Israel has been cut adrift to contend with Iran alone, not only on the nuclear question but also on the other pressuing security issues besetting it, Hizballah, Syria and a government in Beirut dominated by Tehran and Damascus.


Israel can no longer count on American backing as a key traditional component of its national security and deterrent strength.


2. Washington has departed from another traditional policy position, its refusal to permit the interlinkage of the nuclear Iran controversy with Iraq and Afghanistan. Allowing their interface in discourse with Tehran elevates the Islamic Republic to the rank of regional power and gives it leverage in a broad gamut of the most sensitive international issues of the day.


DEBKA-Net-Weekly‘s analysts predict that rapid progress in US-Iran nuclear talks will generate speedy advances for cooperation in Iraq. In other words, the attainment of a nuclear deal with Tehran on the lines of the Washington-Pyongyang accord would carry the two powers to an understanding for carving out regions of influence in Iraq, including Baghdad.


Such an accord would relieve large numbers of US soldiers fighting in Iraq today for service against al Qaeda and Taliban in Afghanistan.

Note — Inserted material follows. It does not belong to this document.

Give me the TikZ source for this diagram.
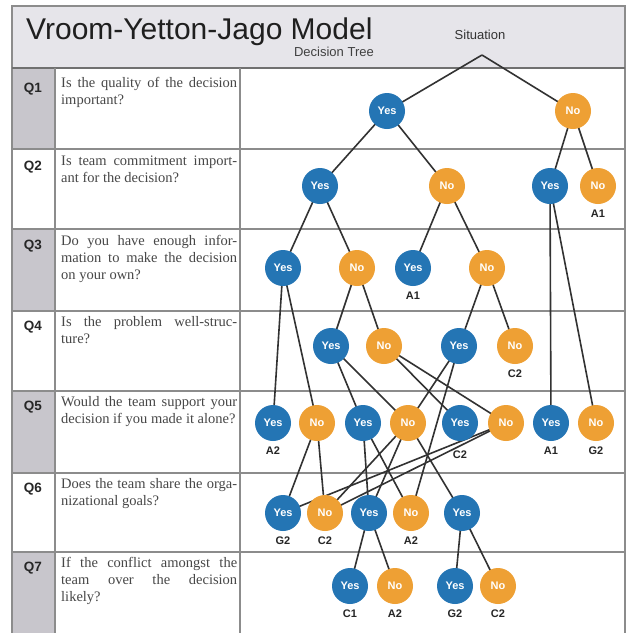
\documentclass[tikz,border=0pt]{standalone}
\usepackage{fontspec}
\setmainfont{Liberation Serif}
\setsansfont{Liberation Sans}
\newfontfamily\hel{Liberation Sans}
\definecolor{myblue}{RGB}{36,117,180}
\definecolor{myorange}{RGB}{238,160,52}
\definecolor{hdr}{RGB}{230,229,234}
\definecolor{qgray}{RGB}{200,198,204}
\definecolor{gridc}{RGB}{140,140,140}
\definecolor{edgec}{RGB}{50,50,50}
\pgfdeclarelayer{bg}
\pgfdeclarelayer{edges}
\pgfsetlayers{bg,edges,main}
\newcommand\jl[1]{\makebox[176pt][s]{#1}}
\tikzset{
  ynode/.style={circle, fill=myblue, minimum size=36pt, inner sep=0pt, text=white,
    font=\hel\bfseries\fontsize{11}{12}\selectfont},
  nnode/.style={circle, fill=myorange, minimum size=36pt, inner sep=0pt, text=white,
    font=\hel\bfseries\fontsize{11}{12}\selectfont},
  lab/.style={font=\hel\bfseries\fontsize{11}{12}\selectfont, text=black!85, label distance=2pt},
  qlab/.style={font=\hel\bfseries\fontsize{13.5}{15}\selectfont, text=black!85},
  qtext/.style={anchor=north west, inner sep=0pt, align=left, text=black!72,
    font=\fontsize{14.5}{17}\selectfont},
  gridline/.style={draw=gridc, line width=1.2pt},
  edge/.style={draw=edgec, line width=1.6pt},
}
\begin{document}
\begin{tikzpicture}[x=1pt,y=-1pt]
\useasboundingbox (0,0) rectangle (628,633);
\begin{pgfonlayer}{bg}
\fill[white] (0,0) rectangle (628,633);
\fill[hdr] (12,6) rectangle (625,68);
\foreach \a/\b in {68/149, 229/311, 391/473, 552/633}
  \fill[qgray] (12,\a) rectangle (55,\b);
\draw[gridline] (12,633) -- (12,6) -- (625,6) -- (625,633);
\draw[gridline, draw=gridc!80!black, line width=1.6pt] (12,68) -- (625,68);
\foreach \y in {149,229,311,391,473,552}
  \draw[gridline] (12,\y) -- (625,\y);
\draw[gridline] (55,68) -- (55,633);
\draw[gridline] (240,68) -- (240,633);
\end{pgfonlayer}

% header texts
\node[anchor=base west, inner sep=0pt, font=\hel\fontsize{30}{32}\selectfont, text=black!88] (title) at (26,39) {Vroom-Yetton-Jago Model};
\node[anchor=base east, inner sep=0pt, font=\hel\fontsize{13}{14}\selectfont, text=black!75] (sub) at (374,56) {Decision Tree};
\node[anchor=base, inner sep=0pt, font=\hel\fontsize{13}{14}\selectfont, text=black!80] (sitl) at (480,39) {Situation};
\coordinate (sit) at (482,55);

% question labels
\node[qlab] (Q1) at (33,89) {Q1};
\node[qlab] (Q2) at (33,167) {Q2};
\node[qlab] (Q3) at (33,246) {Q3};
\node[qlab] (Q4) at (33,327) {Q4};
\node[qlab] (Q5) at (33,407) {Q5};
\node[qlab] (Q6) at (33,489) {Q6};
\node[qlab] (Q7) at (33,568) {Q7};

% question texts
\node[qtext] (T1) at (61,77) {\jl{Is the quality of the decision}\\important?};
\node[qtext] (T2) at (61,156) {\jl{Is team commitment import-}\\ant for the decision?};
\node[qtext] (T3) at (61,235) {\jl{Do you have enough infor-}\\\jl{mation to make the decision}\\on your own?};
\node[qtext] (T4) at (61,316) {\jl{Is the problem well-struc-}\\ture?};
\node[qtext] (T5) at (61,396) {\jl{Would the team support your}\\decision if you made it alone?};
\node[qtext] (T6) at (61,478) {\jl{Does the team share the orga-}\\nizational goals?};
\node[qtext] (T7) at (61,557) {\jl{If the conflict amongst the}\\\jl{team over the decision}\\likely?};

% tree nodes
\node[ynode] (q1y) at (387,111) {Yes};
\node[nnode] (q1n) at (573,111) {No};

\node[ynode] (q2a) at (320,186) {Yes};
\node[nnode] (q2b) at (447,186) {No};
\node[ynode] (q2c) at (550,186) {Yes};
\node[nnode, label={[lab]below:A1}] (q2d) at (598,186) {No};

\node[ynode] (q3a) at (283,268) {Yes};
\node[nnode] (q3b) at (357,268) {No};
\node[ynode, label={[lab]below:A1}] (q3c) at (413,268) {Yes};
\node[nnode] (q3d) at (487,268) {No};

\node[ynode] (q4a) at (331,346) {Yes};
\node[nnode] (q4b) at (384,346) {No};
\node[ynode] (q4c) at (459,346) {Yes};
\node[nnode, label={[lab]below:C2}] (q4d) at (515,346) {No};

\node[ynode, label={[lab]below:A2}] (q5a) at (273,423) {Yes};
\node[nnode] (q5b) at (317,423) {No};
\node[ynode] (q5c) at (363,423) {Yes};
\node[nnode] (q5d) at (408,423) {No};
\node[ynode, label={[lab, label distance=6pt]below:C2}] (q5e) at (460,423) {Yes};
\node[nnode] (q5f) at (506,423) {No};
\node[ynode, label={[lab]below:A1}] (q5g) at (551,423) {Yes};
\node[nnode, label={[lab]below:G2}] (q5h) at (596,423) {No};

\node[ynode, label={[lab]below:G2}] (q6a) at (283,513) {Yes};
\node[nnode, label={[lab]below:C2}] (q6b) at (325,513) {No};
\node[ynode] (q6c) at (369,513) {Yes};
\node[nnode, label={[lab]below:A2}] (q6d) at (411,513) {No};
\node[ynode] (q6e) at (462,513) {Yes};

\node[ynode, label={[lab]below:C1}] (q7a) at (350,586) {Yes};
\node[nnode, label={[lab]below:A2}] (q7b) at (395,586) {No};
\node[ynode, label={[lab]below:G2}] (q7c) at (455,586) {Yes};
\node[nnode, label={[lab]below:C2}] (q7d) at (498,586) {No};

\begin{pgfonlayer}{edges}
\foreach \s/\t in {sit/q1y, sit/q1n,
  q1y/q2a, q1y/q2b, q1n/q2c, q1n/q2d,
  q2a/q3a, q2a/q3b, q2b/q3c, q2b/q3d, q2c/q5g, q2c/q5h,
  q3a/q5a, q3a/q5b, q3b/q4a, q3b/q4b, q3d/q4c, q3d/q4d,
  q4a/q5c, q4a/q5d, q4b/q5e, q4b/q5f, q4c/q5d, q4c/q6d,
  q5b/q6a, q5b/q6b, q5c/q6c, q5c/q6d, q5d/q6b, q5d/q6c, q5d/q6e,
  q5f/q6a, q5f/q6b,
  q6c/q7a, q6c/q7b, q6e/q7c, q6e/q7d}
  \draw[edge] (\s.center) -- (\t.center);
\end{pgfonlayer}
\end{tikzpicture}
\end{document}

On this issue, Obama said Tuesday: “By many measures, our single-minded and open-ended focus on Iraq is not a sound strategy for keeping America safe.” He promised: “As president, I will make the fight against al Qaeda and Taliban the top priority that it should be. This is a war that we have to win.”


 


Road to understandings with Iran still bumpy


 


Armed with foreknowledge of the president’s progress on Iraq and its potential impact on the Afghan War, McCain was able to riposte:


“Our commanders on the ground in Afghanistan say that they need at least three additional brigades. Thanks to the success of the surge [in Iraq], these forces are becoming available, and our commanders in Afghanistan must get them.”


The road towards the US-Iranian understandings has been and may still be bumpy. This week, for instance, US forces in iraq announced the capture of the leader of an “al Qaeda bombing ring affiliated with Hizballah”, who is believed to have been trained in Iran in the use of explosives and running a bombing network in Baghdad.


The poisonous combination of the Shiite Hizballah, al Qaeda which treats them as infidels and Iran, is an example of how Tehran’s machinations work.


Therefore, no one is under any illusion that the heart-to-heart talks and understandings on Iraq between Washington and Tehran will produce an instant halt to Iran’s sponsorship of terrorists fighting US forces in Iraq.


DEBKA-Net-Weekly’s counter-terror sources expect Iran to simply exercise more caution and make sure not to be caught operating directly against the Americans. The Islamic Republic will act through its habitual tools, Hizballah and rogue Shiite elements and also call on the services of Al Qaeda, which is in bad enough shape to accept any hand extended for fighting Americans.


At the diplomatic level, meanwhile, Tehran will promote its drive to turn its face-to-face talks with the American into a fulcrum for reaching a whole range of Middle East objectives, such as the recognition of Hizballah’s pre-eminent political standing in Lebanon. The Iranians see no reason why if they and the Americans can agree on influence-sharing in Iraq, similar arrangements cannot be applied in Lebanon and the Palestinian Authority.